A portion of the Roman wall was seen here in 1882.

Water Side

East out of All Hallows Lane, in Dowgate Ward, to Red Bull Yard and Angel Passage (L.C.C. Streets, 1912).

First mention : O.S. 1848-51.

Water Street

See Water Lane, Blackfriars.

Water Street

South out of Tudor Street within the precinct of Bridewell, in Farringdon Ward Without (P.O. Directory).

First mention.:" Watter Street " (O. and M. 1677).

Water Supply of London

Until the 13th century the inhabitants of the City were dependent for their water supply on the natural wells and streams that existed in and about the City.

These wells seem to have been very numerous, at least so far as the northern districts were concerned.

Clerkenwell possessed, besides its own Clerk's well, Skinners-well, Fagswell, Goswell, all mentioned in early records, while Everard's well was in the Cripplegate area, and other wells, such as Dame Agnes le clair" and " Holywell" were to be found further east.

Besides the wells there were the streams of Holborn, the Fleet, and Walbrook within the City area flowing down to the Thames.

As the City increased in size, however, the tendency was for these streams to become filled up and polluted, so that in course of time it became necessary to seek for other sources of supply.

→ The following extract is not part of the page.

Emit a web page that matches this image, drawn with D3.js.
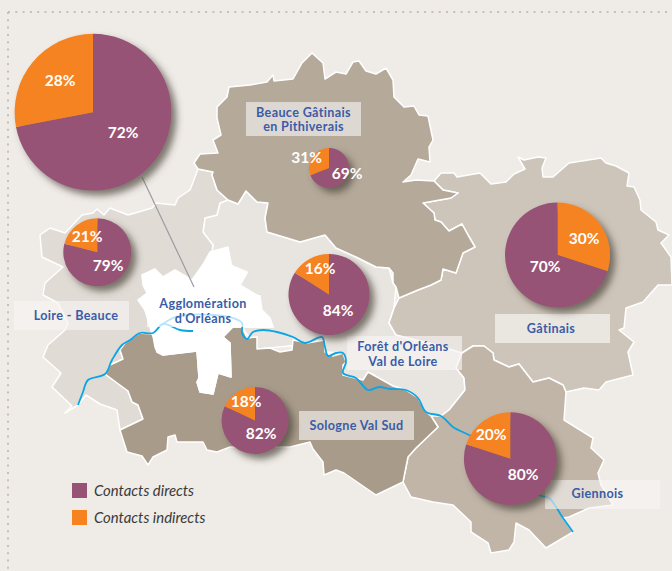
<!DOCTYPE html>
<html><head><meta charset="utf-8">
<script src="https://cdnjs.cloudflare.com/ajax/libs/d3/7.8.5/d3.min.js"></script>
<style>html,body{margin:0;padding:0;background:#efebe7}svg{display:block}text{font-family:Lato,"Open Sans",sans-serif}</style>
</head><body><svg id="c" width="672" height="571"></svg>
<script>
// DATA
const zones = ["Agglomération d'Orléans","Loire - Beauce","Beauce Gâtinais en Pithiverais","Gâtinais","Forêt d'Orléans Val de Loire","Sologne Val Sud","Giennois"];
const direct = [72,79,69,70,84,82,80];
const indirect = [28,21,31,30,16,18,20];
const legendLabels = ["Contacts directs","Contacts indirects"];

// LAYOUT
const colors = {direct:"#965374", indirect:"#f68320"};
const pieLayout = [
 {c:[93,112.2],r:78.4,first:"direct",l:[[123,133],[60,81]]},
 {c:[97.3,252.3],r:34,first:"direct",l:[[108,266],[87,237]]},
 {c:[329,168],r:20,first:"direct",l:[[347,174],[306.5,158]]},
 {c:[557.5,255],r:52.5,first:"indirect",l:[[545,267],[584,239]]},
 {c:[329,294.5],r:40.5,first:"direct",l:[[338,311],[320,269]]},
 {c:[255,420.5],r:33.5,first:"direct",l:[[261,434],[246,402]]},
 {c:[510.3,458.7],r:46.4,first:"direct",l:[[523,475],[491,435]]}
];
const boxes = [
 {x:147,y:295,w:114,h:32,a:.7,lines:["Agglomération","d'Orléans"],cx:203,ys:[304,318.2],fill:"#ffffff"},
 {x:14,y:301,w:115,h:29,a:.65,lines:["Loire - Beauce"],cx:76,ys:[316],fill:"#f7f5f3"},
 {x:246,y:102,w:115,h:34,a:.75,lines:["Beauce Gâtinais","en Pithiverais"],cx:303.5,ys:[112.4,126.6],fill:"#ece8e4"},
 {x:495,y:314,w:115,h:29,a:.75,lines:["Gâtinais"],cx:551,ys:[329],fill:"#f3f0ec"},
 {x:347,y:336,w:115,h:34,a:.65,lines:["Forêt d'Orléans","Val de Loire"],cx:403,ys:[347,361.2],fill:"#f7f5f3"},
 {x:299,y:411,w:115,h:29,a:.7,lines:["Sologne Val Sud"],cx:356.5,ys:[425.5],fill:"#efebe7"},
 {x:545,y:480,w:115,h:29,a:.6,lines:["Giennois"],cx:597.5,ys:[494],fill:"#f7f5f3"}
];

// Map outlines
const foret = [[205,218],[217,215],[220,203],[228,200],[238,204],[246,191],[257,202],[268,203],[265,218],[267,232],[287,238],[300,242],[325,235],[336,248],[356,257],[376,267],[389,268],[393,283],[396,287],[394,308],[389,323],[396,335],[440,346],[462,353],[456,368],[464,378],[465,390],[449,410],[441,416],[431,416],[426,412],[418,398],[406,390],[393,386],[368,372],[363,380],[343,375],[343,353],[325,352],[300,345],[257,349],[242,327],[273,327],[268,317],[260,313],[260,297],[240,285],[247,273],[232,267],[228,248],[212,252],[213,245],[203,232]];
const loireBeauce = [[40,235],[50,228],[65,233],[82,215],[93,213],[97,209],[104,215],[110,208],[128,215],[152,208],[156,203],[175,205],[178,198],[190,190],[198,169],[213,172],[212,175],[217,190],[228,200],[220,203],[217,215],[205,218],[203,232],[213,245],[212,252],[192,280],[142,300],[152,334],[140,333],[125,343],[120,350],[123,359],[110,365],[105,374],[128,391],[132,402],[138,405],[143,419],[120,430],[117,410],[100,404],[86,395],[78,405],[65,413],[72,406],[52,387],[61,373],[43,357],[48,345],[65,330],[68,323],[58,303],[43,295],[45,283],[63,267],[42,257]];
const gatinais = [[434,181],[441,173],[454,173],[457,177],[480,173],[491,184],[506,182],[514,174],[525,169],[518,157],[524,160],[538,157],[546,158],[542,168],[543,177],[553,177],[569,163],[601,158],[606,163],[616,166],[629,173],[627,186],[634,187],[640,200],[641,210],[656,222],[658,230],[669,235],[661,243],[671,257],[672,285],[658,285],[643,302],[626,308],[624,328],[619,330],[634,342],[628,352],[633,375],[606,382],[599,390],[584,388],[566,392],[563,385],[549,378],[533,382],[519,364],[509,367],[494,360],[493,353],[484,346],[473,346],[462,353],[440,346],[396,335],[389,323],[394,308],[399,298],[418,290],[431,285],[441,280],[443,269],[456,273],[463,253],[475,247],[468,235],[462,224],[449,231],[441,222],[435,220],[434,213],[423,203],[451,198],[458,193],[443,190]];
const pithiverais = [[194,163],[200,154],[218,153],[213,140],[221,135],[217,118],[217,107],[227,97],[229,87],[250,85],[267,82],[273,75],[274,81],[293,79],[302,63],[312,53],[323,63],[325,79],[336,72],[346,74],[353,62],[359,61],[366,71],[376,74],[386,68],[393,80],[394,97],[404,107],[414,106],[419,115],[428,116],[433,140],[429,147],[430,162],[418,159],[411,175],[403,182],[416,180],[434,181],[443,190],[458,193],[451,198],[423,203],[434,213],[435,220],[441,222],[449,231],[462,224],[468,235],[475,247],[463,253],[456,273],[443,269],[441,280],[431,285],[418,290],[399,298],[396,287],[393,283],[393,273],[389,268],[376,267],[356,257],[336,248],[325,235],[300,242],[287,238],[267,232],[265,218],[268,203],[257,202],[246,191],[238,204],[228,200],[217,190],[212,175],[213,172],[198,169]];
const giennois = [[462,353],[473,346],[484,346],[493,353],[494,360],[509,367],[519,364],[533,382],[549,378],[563,385],[566,392],[564,420],[593,438],[591,448],[604,460],[598,473],[601,485],[613,505],[589,508],[569,517],[563,518],[573,532],[546,548],[529,530],[516,523],[514,542],[509,550],[491,553],[488,543],[471,532],[471,522],[453,505],[433,502],[411,497],[403,482],[408,457],[416,448],[438,427],[431,416],[441,416],[449,410],[465,390],[464,378],[456,368]];
const sologne = [[105,374],[128,391],[132,402],[138,405],[143,419],[120,430],[127,452],[142,456],[148,465],[153,457],[167,450],[168,437],[175,435],[177,442],[203,442],[207,450],[217,452],[230,447],[290,447],[310,442],[313,449],[323,462],[324,475],[336,470],[344,473],[376,495],[403,482],[408,457],[416,448],[438,427],[431,416],[426,412],[418,398],[406,390],[393,386],[368,372],[363,380],[343,375],[343,365],[346,362],[343,353],[333,356],[325,352],[325,340],[307,343],[293,340],[292,350],[280,352],[270,348],[257,349],[257,337],[247,338],[242,327],[232,327],[223,337],[230,343],[231,377],[218,373],[213,394],[200,392],[197,382],[199,378],[197,351],[163,355],[157,352],[155,340],[152,334],[140,333],[125,343],[120,350],[123,359],[110,365]];
const agglo = [[142,275],[155,269],[163,277],[175,270],[192,280],[200,270],[210,252],[228,247],[230,265],[247,272],[238,285],[260,297],[262,310],[270,318],[273,327],[233,327],[223,337],[230,343],[231,377],[218,373],[213,394],[200,392],[197,382],[199,378],[197,351],[163,355],[157,352],[155,347],[152,330],[147,313],[138,300],[147,293],[143,285]];
const riverMain = [[78,405],[83,392],[88,380],[105,374],[112,360],[122,345],[130,340],[140,333],[153,333],[163,324],[180,330],[193,331]];
const riverUpper = [[163,324],[173,318],[187,315],[213,315],[233,318],[242,323],[242,333],[247,339],[253,332],[263,330],[277,332],[293,337],[305,343],[322,337],[325,347],[328,356],[336,353],[343,353],[346,362],[343,373],[356,378],[368,390],[379,387],[391,389],[406,390],[418,398],[426,412],[441,416],[453,427],[469,435],[500,450],[539,495],[549,498],[563,518],[573,532]];

const svg = d3.select("#c");
const x = d3.scaleIdentity(), y = d3.scaleIdentity();
const shape = d3.line().x(d=>x(d[0])).y(d=>y(d[1]));
const closed = d3.line().x(d=>x(d[0])).y(d=>y(d[1])).curve(d3.curveLinearClosed);
const flow = d3.line().x(d=>x(d[0])).y(d=>y(d[1])).curve(d3.curveCatmullRom.alpha(.5));

const defs = svg.append("defs");
const f = defs.append("filter").attr("id","sh").attr("x","-30%").attr("y","-30%").attr("width","170%").attr("height","170%");
f.append("feDropShadow").attr("dx",5).attr("dy",5).attr("stdDeviation",3.5).attr("flood-color","#4c463c").attr("flood-opacity",.7);

// Frame
svg.append("path").attr("d",shape([[8,12],[672,12]])).attr("stroke","#c9c0b2").attr("stroke-width",2).attr("stroke-dasharray","2 5.3").attr("fill","none");
svg.append("path").attr("d",shape([[8,12],[8,571]])).attr("stroke","#c9c0b2").attr("stroke-width",2).attr("stroke-dasharray","2 5.3").attr("fill","none");

// Regions
[[foret,"#e8e4df"],[loireBeauce,"#e0dbd5"],[gatinais,"#cec5ba"],[pithiverais,"#b5a99a"],[giennois,"#c1b5a7"],[sologne,"#a89b8a"],[agglo,"#ffffff"]].forEach(([p,c])=>{
  svg.append("path").attr("d",closed(p)).attr("fill",c).attr("stroke","#ffffff").attr("stroke-width",1.5).attr("stroke-linejoin","round");
});

// River
[riverMain,riverUpper].forEach(p=>svg.append("path").attr("d",flow(p)).attr("fill","none").attr("stroke","#0aa5e6").attr("stroke-width",1.8).attr("stroke-linejoin","round"));

// Leader line
svg.append("path").attr("d",shape([[142,177],[194,287]])).attr("stroke","#9a9ca3").attr("stroke-width",1.2).attr("fill","none");

// Labels
zones.forEach((z,i)=>{
  const b = boxes[i];
  svg.append("rect").attr("x",b.x).attr("y",b.y).attr("width",b.w).attr("height",b.h).attr("fill",b.fill).attr("fill-opacity",b.a);
  b.lines.forEach((t,j)=>svg.append("text").attr("x",b.cx).attr("y",b.ys[j]).attr("dy","0.35em").attr("text-anchor","middle")
    .attr("font-size",12.6).attr("letter-spacing","0.35px").attr("font-weight",700).attr("fill","#3a5ca8").text(t));
});

// Pies
const arc = d3.arc().innerRadius(0);
zones.forEach((z,i)=>{
  const L = pieLayout[i];
  const vals = L.first==="direct"
    ? [{k:"direct",v:direct[i]},{k:"indirect",v:indirect[i]}]
    : [{k:"indirect",v:indirect[i]},{k:"direct",v:direct[i]}];
  const g = svg.append("g").attr("transform",`translate(${L.c[0]},${L.c[1]})`).attr("filter","url(#sh)");
  g.selectAll("path").data(d3.pie().sort(null).value(d=>d.v)(vals)).join("path")
    .attr("d",d=>arc.outerRadius(L.r)(d)).attr("fill",d=>colors[d.data.k]);
});
zones.forEach((z,i)=>{
  const L = pieLayout[i];
  [direct[i],indirect[i]].forEach((v,j)=>svg.append("text").attr("x",L.l[j][0]).attr("y",L.l[j][1]).attr("dy","0.35em")
    .attr("text-anchor","middle").attr("font-size",15.5).attr("font-weight",700).attr("fill","#fff").text(v+"%"));
});

// Legend
legendLabels.forEach((t,i)=>{
  const yy = d3.scaleLinear().domain([0,1]).range([483,510])(i);
  svg.append("rect").attr("x",72).attr("y",yy).attr("width",15).attr("height",15).attr("fill",i?colors.indirect:colors.direct);
  svg.append("text").attr("x",94).attr("y",yy+7.5).attr("dy","0.35em").attr("font-size",14.9).attr("font-style","italic").attr("fill","#3a3a3a").text(t);
});
</script></body></html>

To the north and west of the City other streams were available, and the Tyburn, receiving the waters from the high lands of Hampstead and Highgate, promised a pure and abundant supply.

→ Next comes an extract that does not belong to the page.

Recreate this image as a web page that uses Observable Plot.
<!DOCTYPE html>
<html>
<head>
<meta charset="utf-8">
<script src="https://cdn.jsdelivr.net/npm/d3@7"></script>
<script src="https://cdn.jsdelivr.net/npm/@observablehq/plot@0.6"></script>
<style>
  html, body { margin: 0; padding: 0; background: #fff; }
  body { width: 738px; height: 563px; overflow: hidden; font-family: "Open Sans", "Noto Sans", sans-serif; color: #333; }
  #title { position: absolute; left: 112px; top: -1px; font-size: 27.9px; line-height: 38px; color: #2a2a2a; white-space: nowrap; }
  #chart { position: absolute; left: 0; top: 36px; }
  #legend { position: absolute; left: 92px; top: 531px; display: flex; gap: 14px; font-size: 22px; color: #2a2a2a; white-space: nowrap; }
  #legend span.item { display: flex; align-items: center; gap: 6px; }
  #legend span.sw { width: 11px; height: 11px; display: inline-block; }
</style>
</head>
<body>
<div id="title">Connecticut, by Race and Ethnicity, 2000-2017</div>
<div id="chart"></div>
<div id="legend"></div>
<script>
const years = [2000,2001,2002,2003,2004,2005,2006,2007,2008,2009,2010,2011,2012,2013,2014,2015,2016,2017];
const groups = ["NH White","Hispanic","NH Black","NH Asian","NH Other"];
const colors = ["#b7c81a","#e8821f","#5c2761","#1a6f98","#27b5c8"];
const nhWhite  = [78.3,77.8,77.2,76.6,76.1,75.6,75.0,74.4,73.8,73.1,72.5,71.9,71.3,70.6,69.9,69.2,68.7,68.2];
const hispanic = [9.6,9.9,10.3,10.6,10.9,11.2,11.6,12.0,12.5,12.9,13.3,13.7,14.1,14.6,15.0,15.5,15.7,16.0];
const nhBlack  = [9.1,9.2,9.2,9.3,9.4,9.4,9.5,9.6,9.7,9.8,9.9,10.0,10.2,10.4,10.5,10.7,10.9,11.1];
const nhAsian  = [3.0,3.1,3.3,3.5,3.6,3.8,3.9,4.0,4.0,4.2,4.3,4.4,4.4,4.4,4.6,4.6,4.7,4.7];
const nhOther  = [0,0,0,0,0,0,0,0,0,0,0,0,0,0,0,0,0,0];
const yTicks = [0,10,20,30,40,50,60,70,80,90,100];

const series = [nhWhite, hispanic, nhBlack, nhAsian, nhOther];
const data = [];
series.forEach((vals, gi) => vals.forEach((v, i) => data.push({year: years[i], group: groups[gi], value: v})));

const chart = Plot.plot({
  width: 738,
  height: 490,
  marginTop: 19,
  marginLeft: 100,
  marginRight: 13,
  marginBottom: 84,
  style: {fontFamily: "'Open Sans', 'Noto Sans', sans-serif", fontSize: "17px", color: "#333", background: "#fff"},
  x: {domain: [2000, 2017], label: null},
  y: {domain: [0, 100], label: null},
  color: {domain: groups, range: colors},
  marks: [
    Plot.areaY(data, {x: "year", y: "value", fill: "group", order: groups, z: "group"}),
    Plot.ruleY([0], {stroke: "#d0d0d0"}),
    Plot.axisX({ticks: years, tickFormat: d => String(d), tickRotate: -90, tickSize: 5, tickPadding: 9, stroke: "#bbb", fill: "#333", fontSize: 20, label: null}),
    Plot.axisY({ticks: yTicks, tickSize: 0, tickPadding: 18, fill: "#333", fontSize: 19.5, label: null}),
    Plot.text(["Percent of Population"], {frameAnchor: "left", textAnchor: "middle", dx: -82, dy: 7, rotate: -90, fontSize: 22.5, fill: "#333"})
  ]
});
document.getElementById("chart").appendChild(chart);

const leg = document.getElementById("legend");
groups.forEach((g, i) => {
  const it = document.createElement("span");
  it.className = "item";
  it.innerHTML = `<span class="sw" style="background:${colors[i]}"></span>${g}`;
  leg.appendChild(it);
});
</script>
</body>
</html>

In 1235 the City acquired land at Tyburn with liberty to make pipes to convey the water from Tyburn to fixed places in. the City for the use of the citizens. For this purpose a conduit head or receipt house was erected over, or as near as possible to the natural -spring or springs forming the sources of supply, and water was led into it, filling a cistern or tank, and passing on through the pipes to the distributing base one or more miles distant. Numerous conduits (q.v.) were erected in the City to receive the water, which was stored in them and drawn from cocks or taps by the citizens as required.

These conduits continued in use until the 16th century, when a scheme was initiated by Peter Morice, a Dutchman, for bringing water from the Thames into London by means of pumps and forciers. It was for this purpose that the water works at London Bridge were constructed.

In the 17th century a further supply was assured by the formation of the New River Company by Hugh Myddleton to bring water from Hertfordshire and from the Lea into the City.